The Washington Times has a story about how as of July 1, Best Buy no longer will carry CDs in its stores.

It will, however, “continue carrying vinyl records, but will start selling albums alongside its turntables.” Recorded music no longer will have its own special section in its stores.

Some background from the Times piece:

“CD sales have been on the decline in the U.S. for years, however, and lately the business has only generated Best Buy about $40 million annually, Billboard reported — a far cry for what used to be one of the nation’s biggest music retailers.

“CD sales in the U.S. market dropped by 16.3 percent from 125 million copies in 2015 to 104.8 million in 2016, according to an annual end-of-year Nielsen report released in early 2017. Taking into consideration CDs, cassettes and vinyl records, physical album sales at mass-merchant retail chain stores decreased by 24.5 percent during that same span, the report said.
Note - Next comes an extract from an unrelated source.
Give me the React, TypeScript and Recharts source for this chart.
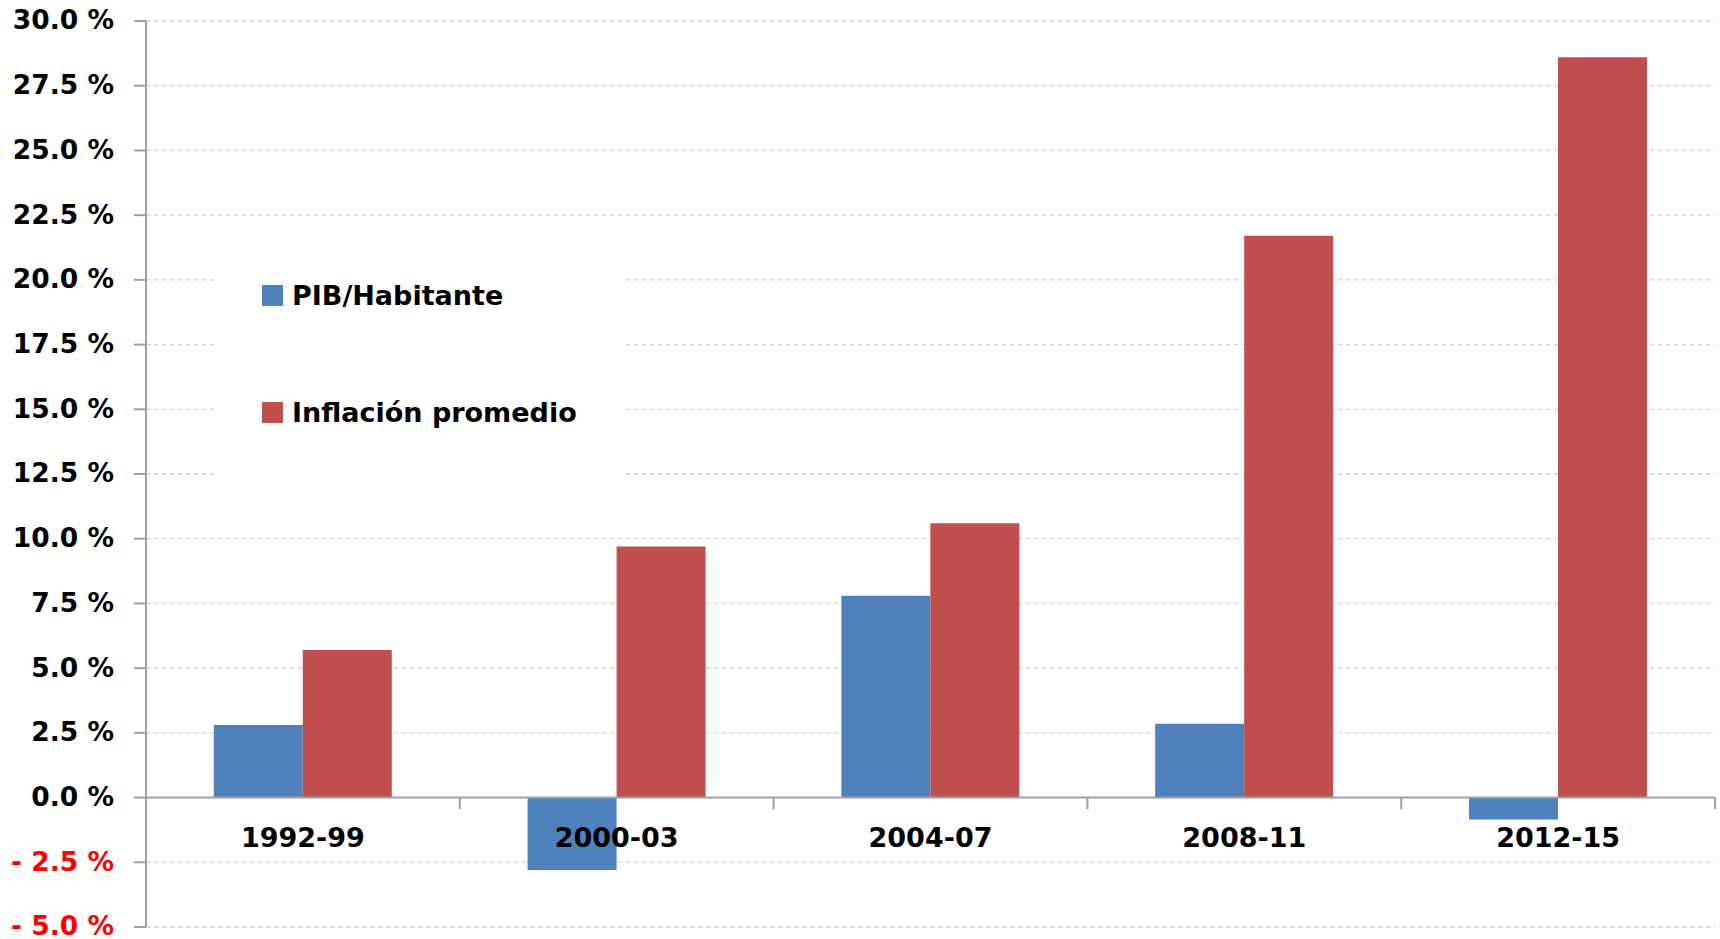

“Nielsen’s latest annual year report, report released last month, did not account for CD sales specifically but said that total physical album sales had dropped 16.5 percent since 2016, down to 102.9 million copies in 2017. About 14.3 million of those albums were vinyl, according to the latest report.”

Life spans end. New technology takes over. Old, improved technology gets a new life. And retailers have to adapt.

And I’m not just talking about Best Buy and CDs. This is a metaphor for a process with which every retailer must deal.

It is both the circle of life and an Eye-Opener.

Playing The Long Game, & Getting Investors To Buy In

The New York Times reports on how Amazon has benefitted from the the fact that Wall Street largely has been willing to cut it slack, evaluating its “performance not based on its quarter-to-quarter profits, but on its long-term potential … In a business environment that demands, and rewards, quarterly profits and short-term strategic thinking, Amazon showed extraordinary resolve in focusing on long-term goals, somehow convincing investors to go along.”

The story notes that “Amazon has inured itself to pressure from Wall Street by ignoring it. While many chief executives devote significant time to fielding questions from investors, Amazon’s founder and chief executive, Jeff Bezos, is famously stingy about the time he spends with major stockholders. He hasn’t appeared on an Amazon earnings calls in years.”

In the end, the Times writes, “investors have rewarded Amazon for plowing its profits back into growing its businesses, whether in online retail, cloud computing or, most recently, in grocery stores, with the acquisition of Whole Foods Market.”

The feelings about Amazon is not unanimous; some investors think it is wrong that Amazon has been held to a different standard than other companies, and suggest that there is some sort of “infatuation” with Amazon at work.

But Henry Blodget, a prominent former stock analyst, suggests that “if Wall Street would allow more companies to reinvest like Amazon, it would create great benefits for the economy.”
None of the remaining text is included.